#### [Data excerpts]

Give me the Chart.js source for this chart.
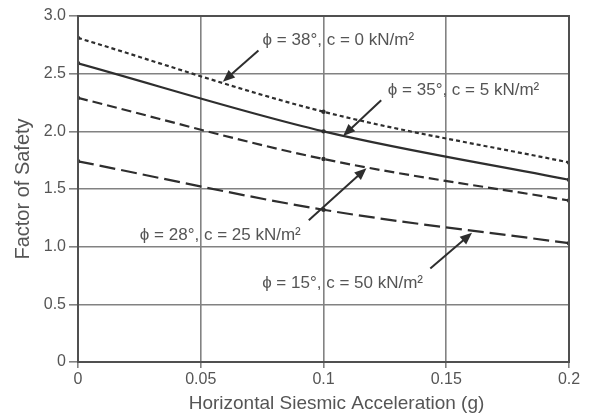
<!DOCTYPE html>
<html lang="en">
<head>
    <meta charset="UTF-8">
    <title>Factor of Safety vs Horizontal Seismic Acceleration</title>
    <style>
        html, body { margin: 0; padding: 0; background: #fff; }
        #wrap { width: 591px; height: 416px; }
    </style>
</head>
<body>
    <div id="wrap"><canvas id="myChart" width="591" height="416"></canvas></div>

    <script src="https://cdn.jsdelivr.net/npm/chart.js"></script>
    <script>
        // data
        var accel = [0, 0.1, 0.2];
        var fs38 = [2.81, 2.17, 1.73];   // phi 38, c 0
        var fs35 = [2.59, 2.00, 1.58];   // phi 35, c 5
        var fs28 = [2.29, 1.76, 1.40];   // phi 28, c 25
        var fs15 = [1.74, 1.32, 1.03];   // phi 15, c 50
        var xTickLabels = ['0', '0.05', '0.1', '0.15', '0.2'];
        var yTickLabels = ['0', '0.5', '1.0', '1.5', '2.0', '2.5', '3.0'];

        var ink = '#2e2e2e';
        var textGrey = '#555';
        var xTitle = 'Horizontal Siesmic Acceleration (g)';

        // labels with arrows, in data units
        var notes = [
            { text: 'ϕ = 38°, c = 0 kN/m²',  x: 0.0752, y: 2.79, from: [0.0735, 2.70], to: [0.059, 2.43] },
            { text: 'ϕ = 35°, c = 5 kN/m²',  x: 0.1262, y: 2.36, from: [0.1235, 2.27], to: [0.108, 1.96] },
            { text: 'ϕ = 28°, c = 25 kN/m²', x: 0.0252, y: 1.10, from: [0.094, 1.23], to: [0.1175, 1.68] },
            { text: 'ϕ = 15°, c = 50 kN/m²', x: 0.0750, y: 0.685, from: [0.1435, 0.81], to: [0.1605, 1.12] }
        ];

        function toPoints(ys) {
            var pts = [];
            for (var i = 0; i < accel.length; i++) {
                pts.push({ x: accel[i], y: ys[i] });
            }
            return pts;
        }

        function lineSet(ys, dash) {
            return {
                data: toPoints(ys),
                borderColor: ink,
                backgroundColor: ink,
                borderWidth: 2.2,
                borderDash: dash,
                pointRadius: 2.2,
                pointBorderWidth: 0,
                cubicInterpolationMode: 'monotone',
                fill: false
            };
        }

        var notePlugin = {
            id: 'notes',
            afterDatasetsDraw: function(chart) {
                var ctx = chart.ctx;
                var xs = chart.scales.x, ys = chart.scales.y;
                ctx.save();
                ctx.font = '17px "Liberation Sans", Arial, sans-serif';
                ctx.textBaseline = 'middle';
                notes.forEach(function(n) {
                    ctx.fillStyle = textGrey;
                    ctx.fillText(n.text, xs.getPixelForValue(n.x), ys.getPixelForValue(n.y));
                    var x1 = xs.getPixelForValue(n.from[0]), y1 = ys.getPixelForValue(n.from[1]);
                    var x2 = xs.getPixelForValue(n.to[0]), y2 = ys.getPixelForValue(n.to[1]);
                    var a = Math.atan2(y2 - y1, x2 - x1);
                    ctx.strokeStyle = ink;
                    ctx.fillStyle = ink;
                    ctx.lineWidth = 2;
                    ctx.beginPath();
                    ctx.moveTo(x1, y1);
                    ctx.lineTo(x2 - 8 * Math.cos(a), y2 - 8 * Math.sin(a));
                    ctx.stroke();
                    ctx.beginPath();
                    ctx.moveTo(x2, y2);
                    ctx.lineTo(x2 - 12 * Math.cos(a) + 5 * Math.sin(a), y2 - 12 * Math.sin(a) - 5 * Math.cos(a));
                    ctx.lineTo(x2 - 12 * Math.cos(a) - 5 * Math.sin(a), y2 - 12 * Math.sin(a) + 5 * Math.cos(a));
                    ctx.closePath();
                    ctx.fill();
                });
                // plot frame
                var ca = chart.chartArea;
                ctx.strokeStyle = '#505050';
                ctx.lineWidth = 2;
                ctx.strokeRect(ca.left, ca.top, ca.right - ca.left, ca.bottom - ca.top);
                // x axis title, sits a little right of centre in the original
                ctx.font = '19px "Liberation Sans", Arial, sans-serif';
                ctx.fillStyle = textGrey;
                ctx.textAlign = 'center';
                ctx.fillText(xTitle, (ca.left + ca.right) / 2 + 13, 404);
                ctx.restore();
            }
        };

        Chart.defaults.font.family = '"Liberation Sans", Arial, sans-serif';
        Chart.defaults.color = textGrey;

        var ctx = document.getElementById('myChart').getContext('2d');
        var chart = new Chart(ctx, {
            type: 'line',
            data: {
                datasets: [
                    lineSet(fs38, [4, 3]),
                    lineSet(fs35, []),
                    lineSet(fs28, [10, 5]),
                    lineSet(fs15, [16, 6])
                ]
            },
            options: {
                responsive: false,
                animation: false,
                layout: { padding: { top: 16, right: 22, left: 0, bottom: 0 } },
                plugins: {
                    legend: { display: false },
                    tooltip: { enabled: false }
                },
                scales: {
                    x: {
                        type: 'linear',
                        min: 0, max: 0.2,
                        afterBuildTicks: function(s) {
                            s.ticks = xTickLabels.map(function(t) { return { value: parseFloat(t) }; });
                        },
                        afterFit: function(s) { s.height = 54; },
                        ticks: {
                            font: { size: 16 },
                            color: textGrey,
                            padding: 2,
                            maxRotation: 0,
                            callback: function(v, i) { return xTickLabels[i]; }
                        },
                        grid: { color: '#828282', lineWidth: 1.6, tickLength: 6, drawTicks: true },
                        border: { display: false }
                    },
                    y: {
                        min: 0, max: 3,
                        afterBuildTicks: function(s) {
                            s.ticks = yTickLabels.map(function(t) { return { value: parseFloat(t) }; });
                        },
                        afterFit: function(s) { s.width = 78; },
                        ticks: {
                            font: { size: 16 },
                            color: textGrey,
                            padding: 3,
                            callback: function(v, i) { return yTickLabels[i]; }
                        },
                        grid: { color: '#828282', lineWidth: 1.6, tickLength: 9, drawTicks: true },
                        border: { display: false },
                        title: {
                            display: true,
                            text: 'Factor of Safety',
                            font: { size: 20 },
                            color: textGrey,
                            padding: { top: 11, bottom: 0 }
                        }
                    }
                }
            },
            plugins: [notePlugin]
        });
    </script>
</body>
</html>
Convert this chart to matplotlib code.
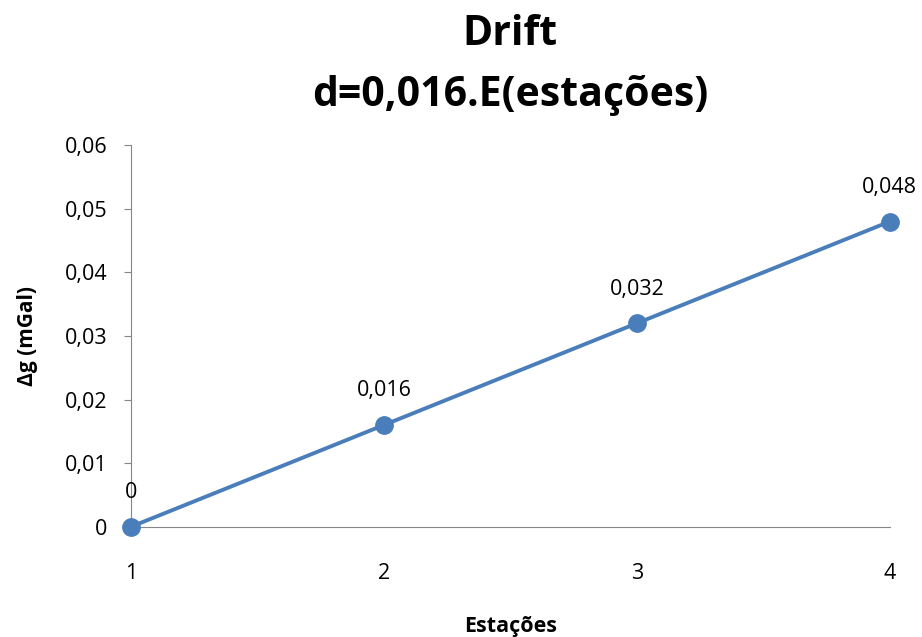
import matplotlib.pyplot as plt

plt.rcParams['font.family'] = ['Open Sans', 'DejaVu Sans']

estacoes = [1, 2, 3, 4]
drift = [0, 0.016, 0.032, 0.048]
rotulos = ['0', '0,016', '0,032', '0,048']
yticks = [0, 0.01, 0.02, 0.03, 0.04, 0.05, 0.06]
ytick_labels = ['0', '0,01', '0,02', '0,03', '0,04', '0,05', '0,06']

cor = '#4a7ebb'

fig = plt.figure(figsize=(9.22, 6.37), dpi=100)
ax = fig.add_axes([0.142, 0.173, 0.823, 0.599])

ax.plot(estacoes, drift, color=cor, linewidth=2.8, marker='o', markersize=12.5, clip_on=False, zorder=3)

for x, y, t in zip(estacoes, drift, rotulos):
    ax.annotate(t, (x, y), xytext=(0, 17), textcoords='offset points',
                ha='center', va='bottom', fontsize=15.5)

ax.set_xlim(1, 4)
ax.set_ylim(0, 0.06)
ax.set_xticks(estacoes)
ax.set_xticklabels([str(e) for e in estacoes])
ax.set_yticks(yticks)
ax.set_yticklabels(ytick_labels)
ax.tick_params(axis='y', labelsize=15.5, length=5, color='#868686', pad=12)
ax.tick_params(axis='x', labelsize=15.5, length=0, pad=26)

for s in ['top', 'right']:
    ax.spines[s].set_visible(False)
for s in ['left', 'bottom']:
    ax.spines[s].set_color('#868686')

ax.set_xlabel('Estações', fontsize=15.5, fontweight='bold', labelpad=23)
ax.set_ylabel('Δg (mGal)', fontsize=15, fontweight='bold', labelpad=19)
ax.set_title('Drift\nd=0,016.E(estações)', fontsize=29.5, fontweight='bold', pad=28, linespacing=1.65)

fig.savefig('out.png', dpi=100)
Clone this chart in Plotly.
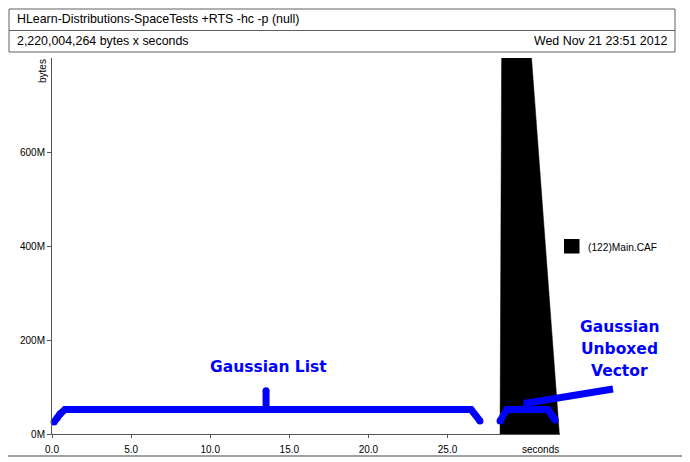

#### [Task to complete]
From the opening line of the listing above through the line bearing "['0', '0.5', '1.0', '1.5', '2.0', '2.5', '3.0'];", repeat each line exactly. Drop every picture.

#### [Exercise result]
Give me the Chart.js source for this chart.
<!DOCTYPE html>
<html lang="en">
<head>
    <meta charset="UTF-8">
    <title>Factor of Safety vs Horizontal Seismic Acceleration</title>
    <style>
        html, body { margin: 0; padding: 0; background: #fff; }
        #wrap { width: 591px; height: 416px; }
    </style>
</head>
<body>
    <div id="wrap"><canvas id="myChart" width="591" height="416"></canvas></div>

    <script src="https://cdn.jsdelivr.net/npm/chart.js"></script>
    <script>
        // data
        var accel = [0, 0.1, 0.2];
        var fs38 = [2.81, 2.17, 1.73];   // phi 38, c 0
        var fs35 = [2.59, 2.00, 1.58];   // phi 35, c 5
        var fs28 = [2.29, 1.76, 1.40];   // phi 28, c 25
        var fs15 = [1.74, 1.32, 1.03];   // phi 15, c 50
        var xTickLabels = ['0', '0.05', '0.1', '0.15', '0.2'];
        var yTickLabels = ['0', '0.5', '1.0', '1.5', '2.0', '2.5', '3.0'];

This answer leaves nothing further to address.